- HEADLINES: Chicago rallies on expectation of bullish ProFarmer tour yields; US Central Bank to be at war against inflation for longer.
- Midday Chicago futures are higher with grain/soybeans pushing upwards in an expectation that ProFarmer will come out later today with a low yield estimate following their 4-day tour that concluded yesterday. Rumours have ProFarmer releasing a US corn yield of 172 bushels/acre and a soybean yield of 50.5 bushels/acre. Whether these “whisper” yield estimates are correct is unknown. Some years, ProFarmer releases final US corn/soybean yield estimates that seem disjoined with their actual tour results. The early Chicago rally is due to ProFarmer yield positioning.
- Funds are modest early Chicago buyers with resting orders lacking above or below the market. The lack of resting orders is producing choppiness and a wide swinging market. We see this choppiness continuing as smaller US/world crops battle a rising US$ and slowing economic outlooks. World grain demand is the big unknown going forward, but most would agree that the sharp rise in the US greenback is not helping emerging market demand/use.
- US Chairman Powell indicated that the US Central Bank would remain resolute in their war against inflation, for an extended period…… The US Central Bank hinted that it would raise its fed funds lending rate to 3.5-4.0% by yearend.

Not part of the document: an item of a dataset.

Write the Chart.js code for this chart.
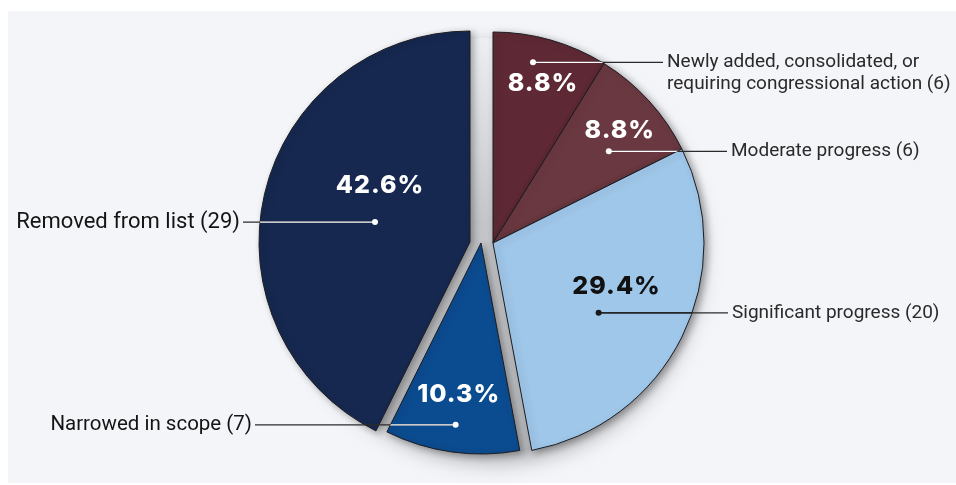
<!DOCTYPE html>
<html>
<head>
<meta charset="utf-8">
<script src="https://cdn.jsdelivr.net/npm/chart.js@4.4.1/dist/chart.umd.min.js"></script>
<style>
  html, body { margin: 0; padding: 0; background: #ffffff; }
  #wrap { width: 956px; height: 485px; }
</style>
</head>
<body>
<div id="wrap"><canvas id="pie" width="956" height="485"></canvas></div>
<script>
(function () {
    'use strict';

    // Status of the listed items, clockwise from 12 o'clock.
    var categories = [
        'Newly added, consolidated, or requiring congressional action',
        'Moderate progress',
        'Significant progress',
        'Narrowed in scope',
        'Removed from list'
    ];
    var counts = [6, 6, 20, 7, 29];
    var sliceColors = ['#5e2934', '#6a3840', '#9fc7e9', '#0b4b8f', '#16284f'];
    var pctColors   = ['#ffffff', '#ffffff', '#111111', '#ffffff', '#ffffff'];

    // Label text, line-broken for the callouts.
    var labelLines = [
        ['Newly added, consolidated, or', 'requiring congressional action (6)'],
        ['Moderate progress (6)'],
        ['Significant progress (20)'],
        ['Narrowed in scope (7)'],
        ['Removed from list (29)']
    ];
    var labelSize = [19, 19, 19, 20.5, 22];

    // Exploded layout: the right-hand group moves together, the two blues drift left.
    var SHIFT_X = [11, 11, 11, -1, -12];
    var SHIFT_Y = [0, 0, 0, 0, -1];

    // Callout anchors (fraction of radius, angle tweak in degrees from slice middle).
    var DOT_R     = [0.877, 0.70, 0.60, 0.87, 0.46];
    var DOT_TWEAK = [-3.4, 4, 7, 0, -1.4];
    // Percent text offset from the dot.
    var PCT_DX = [10, 11, 18, 3, 5];
    var PCT_DY = [21, -21, -26, -30, -37];
    // Where the leader line ends and which side the text sits on.
    var LINE_END = [663, 727, 728, 255, 243];
    var SIDE     = ['right', 'right', 'right', 'left', 'left'];
    var LINE_IN  = ['#ffffff', '#ffffff', '#1a1a1a', '#ffffff', '#ffffff'];

    var RADIUS = 211;
    var total = counts.reduce(function (a, b) { return a + b; }, 0);

    var panelPlugin = {
        id: 'panel',
        beforeDraw: function (chart) {
            var ctx = chart.ctx;
            ctx.save();
            ctx.fillStyle = '#ffffff';
            ctx.fillRect(0, 0, chart.width, chart.height);
            ctx.fillStyle = '#f4f5f9';
            ctx.fillRect(8, 11, chart.width - 8, 472);
            ctx.restore();
        }
    };

    var explodePlugin = {
        id: 'explode',
        afterDatasetsUpdate: function (chart) {
            var meta = chart.getDatasetMeta(0);
            meta.data.forEach(function (arc, i) {
                arc.x += SHIFT_X[i];
                arc.y += SHIFT_Y[i];
            });
        },
        beforeDatasetsDraw: function (chart) {
            // Grey base showing through the gaps, with the drop shadow.
            var ctx = chart.ctx;
            var a = chart.chartArea;
            var cx = (a.left + a.right) / 2;
            var cy = (a.top + a.bottom) / 2;
            var g = ctx.createLinearGradient(0, cy - RADIUS, 0, cy + RADIUS);
            g.addColorStop(0, '#eef0f3');
            g.addColorStop(0.45, '#c4c5c8');
            g.addColorStop(1, '#b7b8bb');
            ctx.save();
            ctx.shadowColor = 'rgba(0,0,0,0.33)';
            ctx.shadowBlur = 22;
            ctx.shadowOffsetX = 8;
            ctx.shadowOffsetY = 9;
            ctx.beginPath();
            ctx.arc(cx + 3, cy + 2, RADIUS - 4, 0, Math.PI * 2);
            ctx.fillStyle = g;
            ctx.fill();
            ctx.restore();
        },
        beforeDatasetDraw: function (chart) {
            var ctx = chart.ctx;
            ctx.save();
            ctx.shadowColor = 'rgba(0,0,0,0.30)';
            ctx.shadowBlur = 7;
            ctx.shadowOffsetX = 3;
            ctx.shadowOffsetY = 2;
        },
        afterDatasetDraw: function (chart) {
            chart.ctx.restore();
        }
    };

    function arcPath(ctx, arc) {
        ctx.beginPath();
        ctx.moveTo(arc.x, arc.y);
        ctx.arc(arc.x, arc.y, arc.outerRadius, arc.startAngle, arc.endAngle);
        ctx.closePath();
    }

    var calloutPlugin = {
        id: 'callouts',
        afterDatasetsDraw: function (chart) {
            var ctx = chart.ctx;
            var meta = chart.getDatasetMeta(0);
            meta.data.forEach(function (arc, i) {
                var mid = (arc.startAngle + arc.endAngle) / 2 + DOT_TWEAK[i] * Math.PI / 180;
                var r = arc.outerRadius * DOT_R[i];
                var dx = arc.x + Math.cos(mid) * r;
                var dy = arc.y + Math.sin(mid) * r;

                // Leader line: dark outside the slice, slice-contrast colour inside.
                ctx.save();
                ctx.lineWidth = 1.3;
                ctx.strokeStyle = '#2b2b2b';
                ctx.beginPath();
                ctx.moveTo(dx, dy);
                ctx.lineTo(LINE_END[i], dy);
                ctx.stroke();
                arcPath(ctx, arc);
                ctx.clip();
                ctx.strokeStyle = LINE_IN[i];
                ctx.beginPath();
                ctx.moveTo(dx, dy);
                ctx.lineTo(LINE_END[i], dy);
                ctx.stroke();
                ctx.restore();

                ctx.save();
                ctx.fillStyle = LINE_IN[i];
                ctx.beginPath();
                ctx.arc(dx, dy, 3, 0, Math.PI * 2);
                ctx.fill();

                // Percent share.
                ctx.fillStyle = pctColors[i];
                ctx.font = '800 25px Inter, "DejaVu Sans", sans-serif';
                ctx.letterSpacing = '1px';
                ctx.textAlign = 'center';
                ctx.textBaseline = 'middle';
                var pct = (counts[i] / total * 100).toFixed(1) + '%';
                ctx.fillText(pct, dx + PCT_DX[i], dy + PCT_DY[i]);

                // Category label.
                ctx.letterSpacing = '0px';
                ctx.font = labelSize[i] + 'px Roboto, "Liberation Sans", sans-serif';
                ctx.fillStyle = SIDE[i] === 'left' ? '#141414' : '#2a2a2a';
                var lines = labelLines[i];
                if (SIDE[i] === 'left') {
                    ctx.textAlign = 'right';
                    ctx.fillText(lines[0], LINE_END[i] - 3, dy);
                } else {
                    ctx.textAlign = 'left';
                    lines.forEach(function (t, k) {
                        ctx.fillText(t, LINE_END[i] + 4, dy + k * 22);
                    });
                }
                ctx.restore();
            });
        }
    };

    new Chart(document.getElementById('pie').getContext('2d'), {
        type: 'pie',
        data: {
            labels: categories,
            datasets: [{
                data: counts,
                backgroundColor: sliceColors,
                borderColor: '#1c1c22',
                borderWidth: 1,
                radius: RADIUS
            }]
        },
        options: {
            responsive: false,
            animation: false,
            layout: { padding: { left: 8, right: 0, top: 1, bottom: 0 } },
            plugins: {
                legend: { display: false },
                tooltip: { enabled: false }
            }
        },
        plugins: [panelPlugin, explodePlugin, calloutPlugin]
    });
}());
</script>
</body>
</html>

- We have concerns that the US Central Bank’s war against inflation will be difficult/lasting and that the US fed funds rate could rise above 4%, and hold heady levels amid wage pressures. Rising US lending rates blunt demand and could tip the US economy into a recession later this year or in early 2023. The US Central Bank’s resolve to push inflation back into their 2% target is unwavering. This will have an adverse impact on US/world grain demand that caps Chicago price rallies. There is no sign that the US Central Bank will lower rates at least into mid-2023. The US DOW is down over 500 points at noon on Chairman Powell’s hawkish Jackson Hole speech as the use of the word “pain” was used twice to describe
- Chicago brokers estimate that funds have bought 3,900 contracts of wheat, 6,700 contracts of corn, and 7,900 contracts of soybeans. In soy products, funds have bought 4,800 contracts of soymeal and 1,900 contracts of soyoil.
- The USDA/FAS confirmed the sale of 146,000 mt of US soybeans to an unknown destination. USDA/FAS has not updated a date/time to correct yesterday’s errant release of the weekly export sales report.
- China is said to have purchased 3-4 cargoes of US soybeans overnight for October/November shipment. China is also active in booking Brazilian soybeans for February-March taking at least 6 cargoes. US exporters suggest that future Chinese demand will slow due to negative spot crush margins. No one seems to know when China will release TRQs that could spark corn demand.
- The December/July corn and the November/July soybean spreads are extremely tight, reflecting a limited return to storage. September futures head into first notice day next Wednesday. Strong cash bids will soon roll over as the new crop harvest nears. Old crop September has been supportive for Chicago. We expect that Dec/July corn and Nov/July soybean spreads will weaken.
- The midday GFS weather forecast 60-hour high resolution NAM model has been the best in forecasting rain from ridge riding storms all summer long. The NAM has a system crossing the W Midwest and producing rain for NE/IA/MN this weekend with rain totals of 0.25-1.50”. The GFS forecast has the system further NE and weaker. Thereafter, an extended period of warm/dry weather follows that should push crop maturity with tropical activity picking up in the Gulf. The forecast has normal rains for the Gulf States, which following rains of 5-10” is welcomed.
- The US Central Bank’s hawkish policy curtails fund buying of commodities. And strong cash bids will fade with the arrival of the new crop harvest. Finally Russian wheat/Ukraine corn offers are exceptionally weak relative to the US Gulf/Brazil northern arc export facilities. We see no fundamental reason why March soybeans should rise above $15.00 or Dec corn above $7.00 pre-harvest. We see Chicago corn/soybeans/wheat caught in a broad trading range into harvest.